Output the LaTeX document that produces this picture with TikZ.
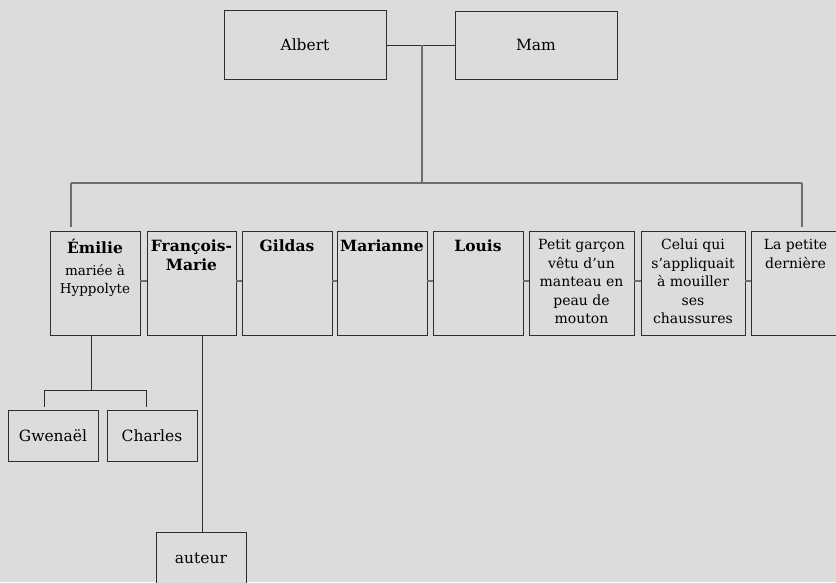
\documentclass[tikz,border=0pt]{standalone}
\usepackage{fontspec}
\setmainfont{DejaVu Serif}
\usetikzlibrary{positioning,calc}
\definecolor{paper}{HTML}{DCDCDC}
\definecolor{ink}{HTML}{2E2E2E}
\definecolor{wirec}{HTML}{6E6E6E}
\tikzset{person/.style={draw=ink,fill=paper,line width=.9pt,inner sep=0pt},
  tag/.style={inner sep=0pt,align=center,font=\fontsize{14}{18.5}\selectfont},
  link/.style={draw=ink,line width=.9pt},
  bar/.style={draw=wirec,line width=1.1pt}}
\newcommand{\kid}[4]{% name, left, right, text
\pgfmathsetmacro{\kw}{#3-#2}
\pgfmathsetmacro{\kx}{(#2+#3)/2}
\node[person,minimum width=\kw pt,minimum height=104pt] (#1) at (\kx,283) {};
\node[tag,anchor=north] (#1-t) at ([yshift=-8.5pt]#1.north) {#4};
}
\newcommand{\bname}[1]{{\fontsize{15.5}{19}\selectfont\bfseries #1}}

\begin{document}
\begin{tikzpicture}[x=1pt,y=-1pt]
\fill[paper] (0,0) rectangle (836,582);
\useasboundingbox (0,0) rectangle (836,582);
% parents
\node[person,minimum width=162pt,minimum height=69pt,font=\fontsize{15.5}{18}\selectfont] (albert) at (305,45) {Albert};
\node[person,minimum width=162pt,minimum height=68pt,font=\fontsize{15.5}{18}\selectfont] (mam) at (536,45) {Mam};
% children
\kid{emilie}{50}{140}{\bname{Émilie}\\[3pt]{\fontsize{13.5}{18}\selectfont mariée à}\\{\fontsize{13.5}{18}\selectfont Hyppolyte}}
\kid{fm}{147}{236}{\bname{François-}\\[1pt]\bname{Marie}}
\kid{gildas}{242}{332}{\bname{Gildas}}
\kid{marianne}{337}{427}{\bname{Marianne}}
\kid{louis}{433}{523}{\bname{Louis}}
\kid{garcon}{529}{634}{Petit garçon\\vêtu d’un\\manteau en\\peau de\\mouton}
\kid{celui}{641}{745}{Celui qui\\s’appliquait\\à mouiller\\ses\\chaussures}
\kid{petite}{751}{840}{La petite\\dernière}
% grandchildren
\node[person,minimum width=90pt,minimum height=51pt,font=\fontsize{15.5}{18}\selectfont] (gwen) at (53,435.5) {Gwenaël};
\node[person,minimum width=90pt,minimum height=51pt,font=\fontsize{15.5}{18}\selectfont] (charles) at (152,435.5) {Charles};
\node[person,minimum width=90pt,minimum height=52pt,font=\fontsize{15.5}{18}\selectfont] (auteur) at (201,558) {auteur};
% connectors
\coordinate (couple) at (422,45);
\coordinate (barL) at (71,183);
\coordinate (barR) at (802,183);
\draw[link] (albert) -- (mam);
\draw[bar] (couple) -- (couple |- barL);
\draw[bar] (barL) -- (barR);
\draw[bar] (barL) -- ([yshift=4pt]barL |- emilie.north);
\draw[bar] (barR) -- ([yshift=4pt]barR |- petite.north);
\foreach \a/\b in {emilie/fm,fm/gildas,gildas/marianne,marianne/louis,louis/garcon,garcon/celui,celui/petite}
 \draw[bar] ([yshift=2pt]\a.east) -- ([yshift=2pt]\b.west);
\coordinate (emfork) at (91,390);
\coordinate (forkL) at (44,390);
\coordinate (forkR) at (146,390);
\draw[link] (emfork |- emilie.south) -- (emfork);
\draw[link] (forkL) -- (forkR);
\draw[link] (forkL) -- ([yshift=3pt]forkL |- gwen.north);
\draw[link] (forkR) -- ([yshift=3pt]forkR |- charles.north);
\draw[link] ([xshift=1pt]auteur.north |- fm.south) -- ([xshift=1pt]auteur.north);
\end{tikzpicture}
\end{document}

THE PROBLEM: Take the data above and repeat it exactly, leaving each picture out.

RESPONSE TO THE EXERCISE:
Output the LaTeX document that produces this picture with TikZ.
\documentclass[tikz,border=0pt]{standalone}
\usepackage{fontspec}
\setmainfont{DejaVu Serif}
\usetikzlibrary{positioning,calc}
\definecolor{paper}{HTML}{DCDCDC}
\definecolor{ink}{HTML}{2E2E2E}
\definecolor{wirec}{HTML}{6E6E6E}
\tikzset{person/.style={draw=ink,fill=paper,line width=.9pt,inner sep=0pt},
  tag/.style={inner sep=0pt,align=center,font=\fontsize{14}{18.5}\selectfont},
  link/.style={draw=ink,line width=.9pt},
  bar/.style={draw=wirec,line width=1.1pt}}
\newcommand{\kid}[4]{% name, left, right, text
\pgfmathsetmacro{\kw}{#3-#2}
\pgfmathsetmacro{\kx}{(#2+#3)/2}
\node[person,minimum width=\kw pt,minimum height=104pt] (#1) at (\kx,283) {};
\node[tag,anchor=north] (#1-t) at ([yshift=-8.5pt]#1.north) {#4};
}
\newcommand{\bname}[1]{{\fontsize{15.5}{19}\selectfont\bfseries #1}}

\begin{document}
\begin{tikzpicture}[x=1pt,y=-1pt]
\fill[paper] (0,0) rectangle (836,582);
\useasboundingbox (0,0) rectangle (836,582);
% parents
\node[person,minimum width=162pt,minimum height=69pt,font=\fontsize{15.5}{18}\selectfont] (albert) at (305,45) {Albert};
\node[person,minimum width=162pt,minimum height=68pt,font=\fontsize{15.5}{18}\selectfont] (mam) at (536,45) {Mam};
% children
\kid{emilie}{50}{140}{\bname{Émilie}\\[3pt]{\fontsize{13.5}{18}\selectfont mariée à}\\{\fontsize{13.5}{18}\selectfont Hyppolyte}}
\kid{fm}{147}{236}{\bname{François-}\\[1pt]\bname{Marie}}
\kid{gildas}{242}{332}{\bname{Gildas}}
\kid{marianne}{337}{427}{\bname{Marianne}}
\kid{louis}{433}{523}{\bname{Louis}}
\kid{garcon}{529}{634}{Petit garçon\\vêtu d’un\\manteau en\\peau de\\mouton}
\kid{celui}{641}{745}{Celui qui\\s’appliquait\\à mouiller\\ses\\chaussures}
\kid{petite}{751}{840}{La petite\\dernière}
% grandchildren
\node[person,minimum width=90pt,minimum height=51pt,font=\fontsize{15.5}{18}\selectfont] (gwen) at (53,435.5) {Gwenaël};
\node[person,minimum width=90pt,minimum height=51pt,font=\fontsize{15.5}{18}\selectfont] (charles) at (152,435.5) {Charles};
\node[person,minimum width=90pt,minimum height=52pt,font=\fontsize{15.5}{18}\selectfont] (auteur) at (201,558) {auteur};
% connectors
\coordinate (couple) at (422,45);
\coordinate (barL) at (71,183);
\coordinate (barR) at (802,183);
\draw[link] (albert) -- (mam);
\draw[bar] (couple) -- (couple |- barL);
\draw[bar] (barL) -- (barR);
\draw[bar] (barL) -- ([yshift=4pt]barL |- emilie.north);
\draw[bar] (barR) -- ([yshift=4pt]barR |- petite.north);
\foreach \a/\b in {emilie/fm,fm/gildas,gildas/marianne,marianne/louis,louis/garcon,garcon/celui,celui/petite}
 \draw[bar] ([yshift=2pt]\a.east) -- ([yshift=2pt]\b.west);
\coordinate (emfork) at (91,390);
\coordinate (forkL) at (44,390);
\coordinate (forkR) at (146,390);
\draw[link] (emfork |- emilie.south) -- (emfork);
\draw[link] (forkL) -- (forkR);
\draw[link] (forkL) -- ([yshift=3pt]forkL |- gwen.north);
\draw[link] (forkR) -- ([yshift=3pt]forkR |- charles.north);
\draw[link] ([xshift=1pt]auteur.north |- fm.south) -- ([xshift=1pt]auteur.north);
\end{tikzpicture}
\end{document}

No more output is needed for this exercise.